## [Dataset excerpt]
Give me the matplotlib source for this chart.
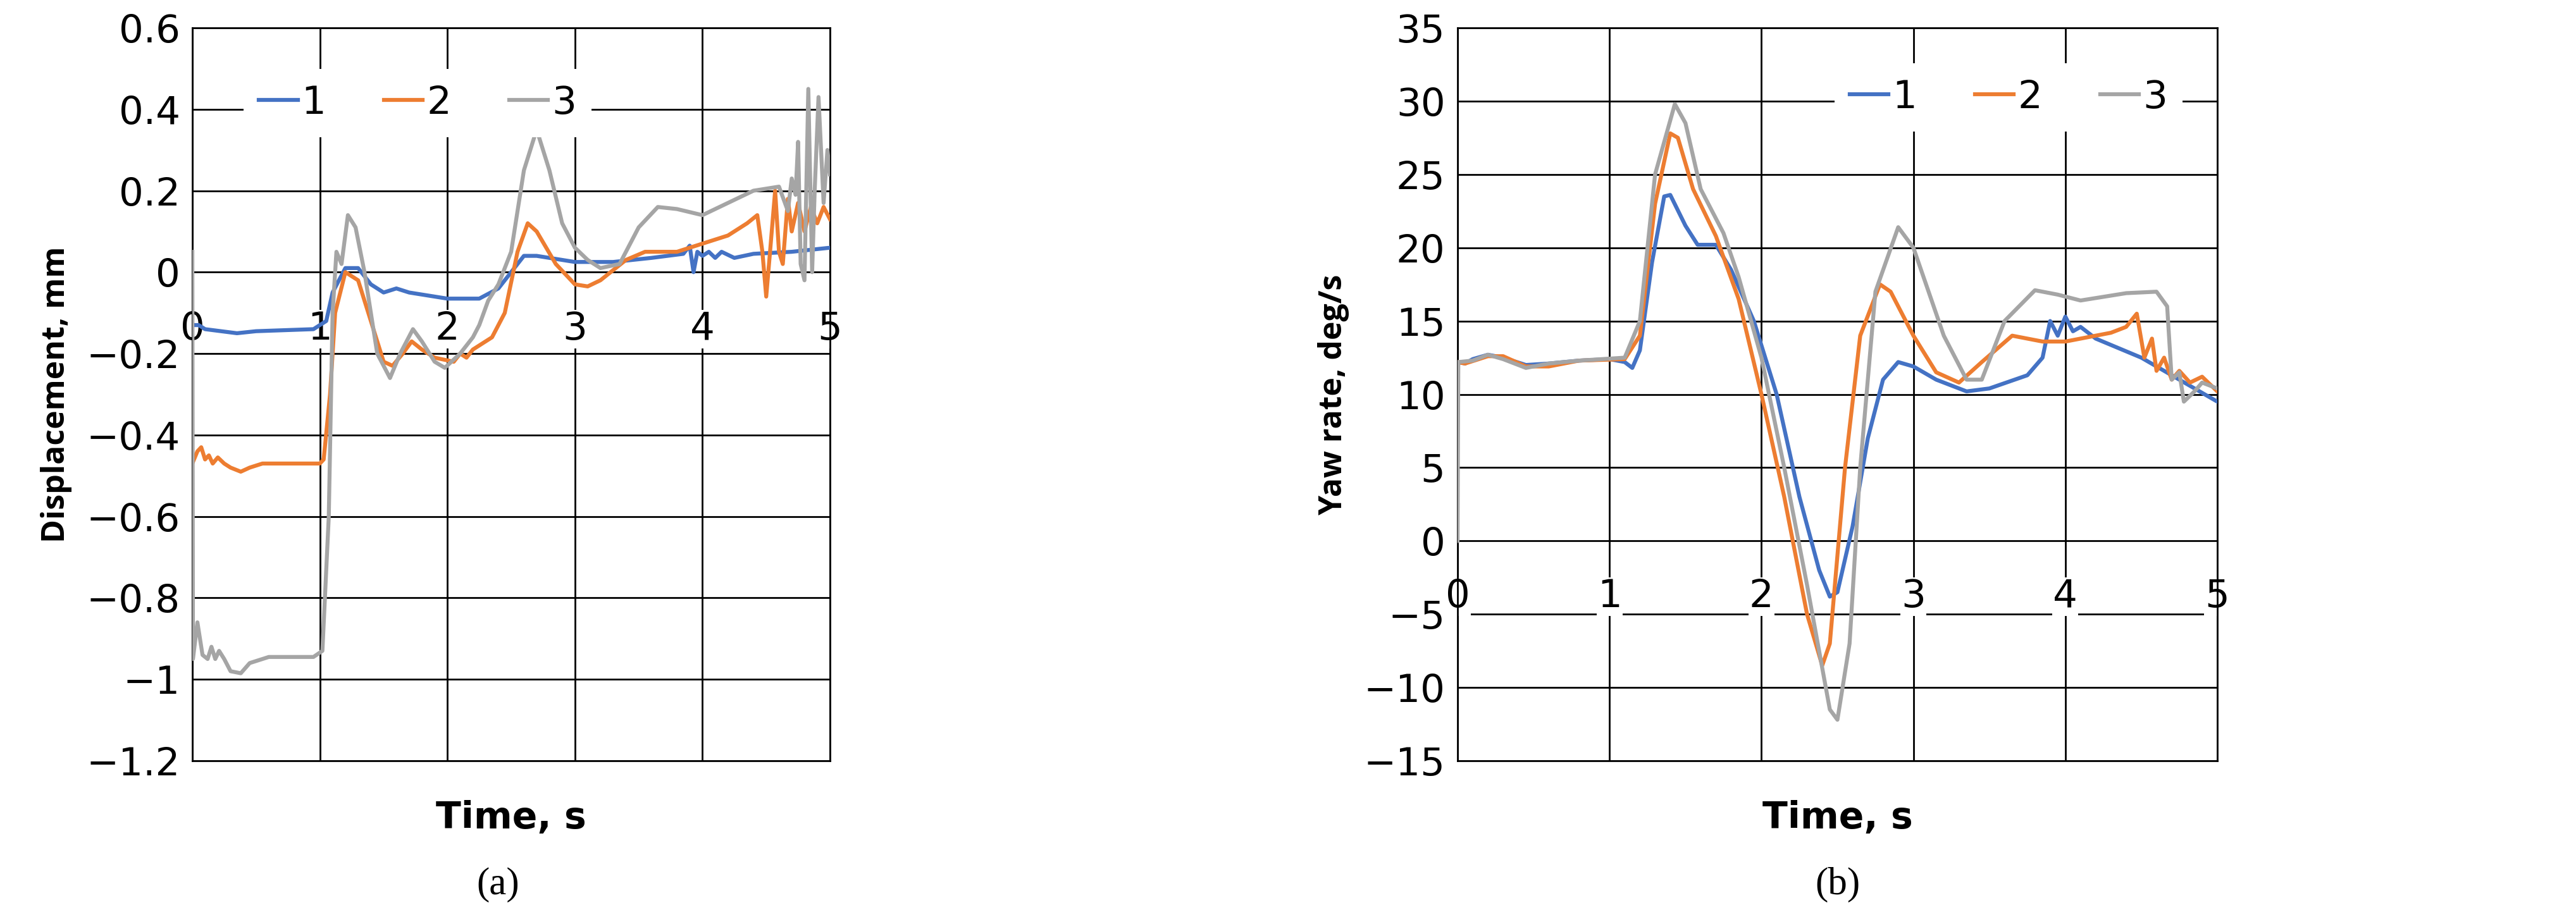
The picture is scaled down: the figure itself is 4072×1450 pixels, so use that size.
import matplotlib
matplotlib.use("Agg")
import matplotlib.pyplot as plt
from matplotlib import font_manager

# ---- data: panel (a) displacement, mm
a1_t = [0, 0.05, 0.1, 0.35, 0.5, 0.95, 1.05, 1.1, 1.2, 1.3, 1.4, 1.5, 1.6, 1.7, 1.9, 2.0, 2.25, 2.4, 2.5, 2.6,
        2.7, 2.9, 3.0, 3.3, 3.6, 3.85, 3.9, 3.93, 3.96, 4.0, 4.05, 4.1, 4.15, 4.25, 4.4, 4.7, 5.0]
a1_y = [-0.13, -0.13, -0.14, -0.15, -0.145, -0.14, -0.12, -0.05, 0.01, 0.01, -0.03, -0.05, -0.04, -0.05, -0.06,
        -0.065, -0.065, -0.04, 0.0, 0.04, 0.04, 0.03, 0.025, 0.025, 0.035, 0.045, 0.065, 0.0, 0.05, 0.04, 0.05,
        0.035, 0.05, 0.035, 0.045, 0.05, 0.06]
a2_t = [0, 0.04, 0.07, 0.1, 0.13, 0.16, 0.2, 0.25, 0.3, 0.38, 0.45, 0.55, 0.9, 1.0, 1.03, 1.08, 1.12, 1.2, 1.3,
        1.4, 1.5, 1.57, 1.65, 1.72, 1.8, 1.9, 2.05, 2.1, 2.15, 2.2, 2.35, 2.45, 2.55, 2.63, 2.7, 2.85, 3.0, 3.1,
        3.2, 3.4, 3.55, 3.8, 4.0, 4.2, 4.35, 4.43, 4.47, 4.5, 4.53, 4.57, 4.6, 4.63, 4.67, 4.7, 4.75, 4.8, 4.85,
        4.9, 4.95, 5.0]
a2_y = [-0.47, -0.44, -0.43, -0.46, -0.45, -0.47, -0.455, -0.47, -0.48, -0.49, -0.48, -0.47, -0.47, -0.47,
        -0.46, -0.3, -0.1, 0.0, -0.02, -0.12, -0.22, -0.23, -0.2, -0.17, -0.19, -0.21, -0.22, -0.2, -0.21, -0.19,
        -0.16, -0.1, 0.05, 0.12, 0.1, 0.02, -0.03, -0.035, -0.02, 0.03, 0.05, 0.05, 0.07, 0.09, 0.12, 0.14, 0.05,
        -0.06, 0.05, 0.2, 0.05, 0.02, 0.18, 0.1, 0.17, 0.1, 0.16, 0.12, 0.16, 0.13]
a3_t = [0, 0.005, 0.04, 0.08, 0.12, 0.15, 0.18, 0.21, 0.25, 0.3, 0.38, 0.45, 0.6, 0.95, 1.02, 1.07, 1.1, 1.13,
        1.17, 1.22, 1.28, 1.35, 1.45, 1.55, 1.63, 1.73, 1.8, 1.9, 1.98, 2.1, 2.2, 2.25, 2.32, 2.4, 2.5, 2.6, 2.7,
        2.8, 2.9, 3.0, 3.1, 3.2, 3.35, 3.5, 3.65, 3.8, 4.0, 4.2, 4.4, 4.6, 4.67, 4.7, 4.73, 4.75, 4.77, 4.8, 4.83,
        4.86, 4.88, 4.91, 4.95, 4.98, 5.0]
a3_y = [0.05, -0.95, -0.86, -0.94, -0.95, -0.92, -0.95, -0.93, -0.95, -0.98, -0.985, -0.96, -0.945, -0.945,
        -0.93, -0.6, -0.1, 0.05, 0.02, 0.14, 0.11, 0.0, -0.2, -0.26, -0.2, -0.14, -0.17, -0.22, -0.235, -0.2,
        -0.16, -0.13, -0.07, -0.03, 0.05, 0.25, 0.35, 0.25, 0.12, 0.06, 0.03, 0.01, 0.02, 0.11, 0.16, 0.155, 0.14,
        0.17, 0.2, 0.21, 0.15, 0.23, 0.19, 0.32, 0.02, -0.02, 0.45, 0.0, 0.2, 0.43, 0.17, 0.3, 0.24]

# ---- data: panel (b) yaw rate, deg/s
b1_t = [0, 0.05, 0.1, 0.2, 0.3, 0.45, 0.6, 0.8, 1.0, 1.1, 1.15, 1.2, 1.28, 1.36, 1.4, 1.5, 1.58, 1.7, 1.8, 1.95,
        2.1, 2.25, 2.38, 2.45, 2.5, 2.6, 2.7, 2.8, 2.9, 3.0, 3.15, 3.35, 3.5, 3.75, 3.85, 3.9, 3.95, 4.0, 4.05,
        4.1, 4.2, 4.5, 5.0]
b1_y = [12.2, 12.1, 12.4, 12.7, 12.5, 12.0, 12.1, 12.3, 12.4, 12.2, 11.8, 13, 19, 23.5, 23.6, 21.5, 20.2, 20.2,
        18.5, 15, 10, 3, -2, -3.8, -3.5, 1, 7, 11, 12.2, 11.9, 11, 10.2, 10.4, 11.3, 12.5, 15, 14, 15.3, 14.3,
        14.6, 13.8, 12.5, 9.5]
b2_t = [0, 0.05, 0.2, 0.3, 0.45, 0.6, 0.8, 1.1, 1.2, 1.3, 1.4, 1.45, 1.55, 1.7, 1.85, 2.0, 2.15, 2.3, 2.4, 2.45,
        2.55, 2.65, 2.78, 2.85, 3.0, 3.15, 3.3, 3.45, 3.65, 3.85, 4.0, 4.3, 4.4, 4.47, 4.52, 4.57, 4.6, 4.65, 4.7,
        4.75, 4.82, 4.9, 5.0]
b2_y = [12.2, 12.1, 12.6, 12.6, 11.9, 11.9, 12.3, 12.4, 14, 23, 27.8, 27.5, 24, 20.8, 16.5, 10, 3, -5, -8.5, -7,
        5, 14, 17.5, 17, 14, 11.5, 10.8, 12.2, 14, 13.6, 13.6, 14.2, 14.6, 15.5, 12.5, 13.8, 11.6, 12.5, 11,
        11.6, 10.8, 11.2, 10.2]
b3_t = [0, 0.005, 0.1, 0.2, 0.3, 0.45, 0.6, 0.8, 1.1, 1.2, 1.3, 1.43, 1.5, 1.6, 1.75, 1.85, 2.0, 2.15, 2.3, 2.45,
        2.5, 2.58, 2.65, 2.75, 2.9, 3.0, 3.2, 3.35, 3.45, 3.6, 3.8, 3.95, 4.1, 4.4, 4.6, 4.67, 4.7, 4.75, 4.78,
        4.85, 4.9, 5.0]
b3_y = [0, 12.2, 12.3, 12.7, 12.4, 11.8, 12.1, 12.3, 12.5, 15, 25, 29.8, 28.5, 24, 21, 18, 12.5, 5, -3, -11.5,
        -12.2, -7, 5, 17, 21.4, 20, 14, 11, 11, 15, 17.1, 16.8, 16.4, 16.9, 17, 16, 11, 11.5, 9.5, 10.2, 10.8,
        10.4]

series_names = ["1", "2", "3"]
colors = ["#4472C4", "#ED7D31", "#A5A5A5"]
x_ticks = [0, 1, 2, 3, 4, 5]

avail = {f.name for f in font_manager.fontManager.ttflist}
tick_font = "Liberation Sans Narrow" if "Liberation Sans Narrow" in avail else "DejaVu Sans"
plt.rcParams["font.family"] = ["Open Sans", "DejaVu Sans"]

fig = plt.figure(figsize=(40.73, 14.5), dpi=100)
ax_a = fig.add_axes([304 / 4073, 1 - 1203 / 1450, 1008 / 4073, 1159 / 1450])
ax_b = fig.add_axes([2304 / 4073, 1 - 1203 / 1450, 1201 / 4073, 1159 / 1450])

FS = 44


def style(ax, ylim, yticks, ylabel, label_off):
    ax.set_xlim(0, 5)
    ax.set_ylim(*ylim)
    ax.set_yticks(yticks)
    ax.set_yticklabels([str(v).replace("-", "\u2212") for v in yticks], fontsize=FS, family=tick_font)
    ax.set_xticks(x_ticks)
    ax.tick_params(axis="x", length=0, labelbottom=False)
    ax.tick_params(axis="y", length=0, pad=14)
    ax.grid(True, color="black", linewidth=2)
    ax.set_axisbelow(True)
    for s in ax.spines.values():
        s.set_color("black")
        s.set_linewidth(2)
    for t in x_ticks:
        ax.text(t, label_off, str(t), ha="center", va="center", fontsize=FS, family=tick_font,
                bbox=dict(facecolor="white", edgecolor="none", pad=1), zorder=1.5)
    ax.set_ylabel(ylabel, fontsize=36, fontweight="bold", labelpad=16)
    ax.set_xlabel("Time, s", fontsize=42, fontweight="bold", family=tick_font, labelpad=45)


style(ax_a, (-1.2, 0.6), [-1.2, -1, -0.8, -0.6, -0.4, -0.2, 0, 0.2, 0.4, 0.6], "Displacement, mm", -0.14)
style(ax_b, (-15, 35), [-15, -10, -5, 0, 5, 10, 15, 20, 25, 30, 35], "Yaw rate, deg/s", -3.8)

for t, y, c, n in zip([a1_t, a2_t, a3_t], [a1_y, a2_y, a3_y], colors, series_names):
    ax_a.plot(t, y, color=c, linewidth=4.5, label=n, zorder=3)
for t, y, c, n in zip([b1_t, b2_t, b3_t], [b1_y, b2_y, b3_y], colors, series_names):
    ax_b.plot(t, y, color=c, linewidth=4.5, label=n, zorder=3)

leg_kw = dict(ncol=3, frameon=True, handlelength=1.0, handletextpad=0.1, columnspacing=1.5,
              edgecolor="none", framealpha=1, prop={"family": tick_font, "size": FS})
ax_a.legend(loc="upper left", bbox_to_anchor=(0.05, 0.97), **leg_kw)
ax_b.legend(loc="center right", bbox_to_anchor=(0.98, 0.905), **leg_kw)

fig.text(ax_a.get_position().x0 + ax_a.get_position().width / 2 - 0.005, 0.025, "(a)", ha="center",
         fontsize=44, family=["Liberation Serif", "DejaVu Serif"])
fig.text(ax_b.get_position().x0 + ax_b.get_position().width / 2, 0.025, "(b)", ha="center",
         fontsize=44, family=["Liberation Serif", "DejaVu Serif"])

fig.savefig("out.png", dpi=100, facecolor="white")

## [Stated exercise]
Exactly restate the lines from the beginning of the data through the line with "from matplotlib import font_manager", and no others, keeping pictures out.

## [Solution for this problem]
Give me the matplotlib source for this chart.
The picture is scaled down: the figure itself is 4072×1450 pixels, so use that size.
import matplotlib
matplotlib.use("Agg")
import matplotlib.pyplot as plt
from matplotlib import font_manager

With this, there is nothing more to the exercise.